-- Begin GIVEN DATA --
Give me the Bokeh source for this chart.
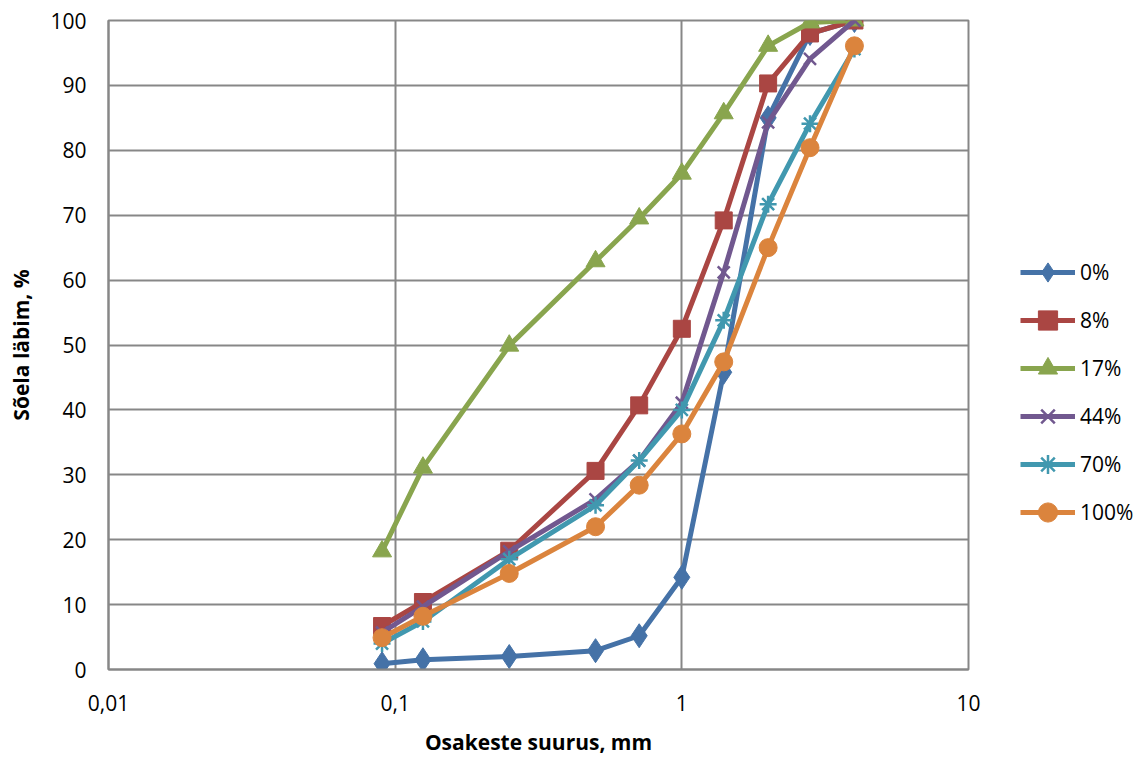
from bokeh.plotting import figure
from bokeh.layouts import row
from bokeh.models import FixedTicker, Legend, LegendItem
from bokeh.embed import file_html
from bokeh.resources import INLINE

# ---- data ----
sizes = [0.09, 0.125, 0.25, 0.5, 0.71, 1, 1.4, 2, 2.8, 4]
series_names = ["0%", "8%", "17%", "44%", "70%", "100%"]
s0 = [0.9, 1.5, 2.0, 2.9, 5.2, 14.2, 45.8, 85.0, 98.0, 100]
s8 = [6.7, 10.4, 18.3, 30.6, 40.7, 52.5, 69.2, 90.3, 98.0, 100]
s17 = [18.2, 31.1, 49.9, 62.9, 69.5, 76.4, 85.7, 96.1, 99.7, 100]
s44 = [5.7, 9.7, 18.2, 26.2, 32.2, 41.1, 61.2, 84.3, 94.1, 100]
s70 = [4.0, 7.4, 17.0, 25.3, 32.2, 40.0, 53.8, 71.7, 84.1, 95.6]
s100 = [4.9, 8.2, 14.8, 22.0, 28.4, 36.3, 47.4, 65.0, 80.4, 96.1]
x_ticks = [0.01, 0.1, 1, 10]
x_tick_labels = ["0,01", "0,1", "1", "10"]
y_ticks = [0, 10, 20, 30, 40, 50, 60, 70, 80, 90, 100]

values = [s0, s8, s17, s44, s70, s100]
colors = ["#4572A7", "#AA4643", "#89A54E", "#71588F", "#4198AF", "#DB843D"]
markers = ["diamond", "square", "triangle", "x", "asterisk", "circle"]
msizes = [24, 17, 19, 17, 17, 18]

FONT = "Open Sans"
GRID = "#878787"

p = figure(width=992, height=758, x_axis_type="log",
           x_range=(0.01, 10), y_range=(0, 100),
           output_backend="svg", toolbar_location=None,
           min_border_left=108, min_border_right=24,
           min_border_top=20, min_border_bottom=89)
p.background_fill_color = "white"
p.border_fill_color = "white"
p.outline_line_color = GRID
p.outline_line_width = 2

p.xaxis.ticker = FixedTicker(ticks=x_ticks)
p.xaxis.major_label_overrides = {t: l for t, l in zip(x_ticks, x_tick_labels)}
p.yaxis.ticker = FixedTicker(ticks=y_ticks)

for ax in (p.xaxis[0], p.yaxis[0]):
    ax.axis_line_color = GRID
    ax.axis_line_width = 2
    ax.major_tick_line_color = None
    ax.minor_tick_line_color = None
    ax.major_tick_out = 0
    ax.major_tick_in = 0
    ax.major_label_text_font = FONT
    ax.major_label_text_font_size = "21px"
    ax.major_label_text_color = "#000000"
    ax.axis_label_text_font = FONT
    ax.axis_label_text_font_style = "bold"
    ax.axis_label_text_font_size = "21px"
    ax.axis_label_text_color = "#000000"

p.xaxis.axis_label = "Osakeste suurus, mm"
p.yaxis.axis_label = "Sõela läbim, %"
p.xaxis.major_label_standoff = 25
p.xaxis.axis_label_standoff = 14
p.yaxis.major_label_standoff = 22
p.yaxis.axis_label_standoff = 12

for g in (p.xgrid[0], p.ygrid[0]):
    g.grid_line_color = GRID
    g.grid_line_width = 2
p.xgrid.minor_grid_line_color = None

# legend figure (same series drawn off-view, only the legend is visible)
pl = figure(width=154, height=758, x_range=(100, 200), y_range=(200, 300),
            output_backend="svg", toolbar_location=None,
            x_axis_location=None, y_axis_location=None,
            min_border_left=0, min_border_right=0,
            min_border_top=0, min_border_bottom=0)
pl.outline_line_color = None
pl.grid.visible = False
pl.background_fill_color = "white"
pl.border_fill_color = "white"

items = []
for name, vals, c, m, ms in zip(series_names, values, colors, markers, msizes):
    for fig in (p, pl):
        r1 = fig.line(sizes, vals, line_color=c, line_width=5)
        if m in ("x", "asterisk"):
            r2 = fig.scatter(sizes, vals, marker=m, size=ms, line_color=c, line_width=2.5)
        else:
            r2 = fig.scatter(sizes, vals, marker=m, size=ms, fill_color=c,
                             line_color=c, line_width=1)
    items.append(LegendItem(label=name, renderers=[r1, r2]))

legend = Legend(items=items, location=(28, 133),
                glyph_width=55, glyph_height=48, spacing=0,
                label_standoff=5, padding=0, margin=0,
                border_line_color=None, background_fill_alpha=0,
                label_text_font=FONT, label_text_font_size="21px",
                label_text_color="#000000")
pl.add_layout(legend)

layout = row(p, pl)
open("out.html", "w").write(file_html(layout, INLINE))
-- End GIVEN DATA --
OBJECTIVE: Exactly reproduce the run of lines from the start of the listing through the line with "from bokeh.resources import INLINE", inclusive; pictures are not copied.

EXERCISE OUTPUT:
Give me the Bokeh source for this chart.
from bokeh.plotting import figure
from bokeh.layouts import row
from bokeh.models import FixedTicker, Legend, LegendItem
from bokeh.embed import file_html
from bokeh.resources import INLINE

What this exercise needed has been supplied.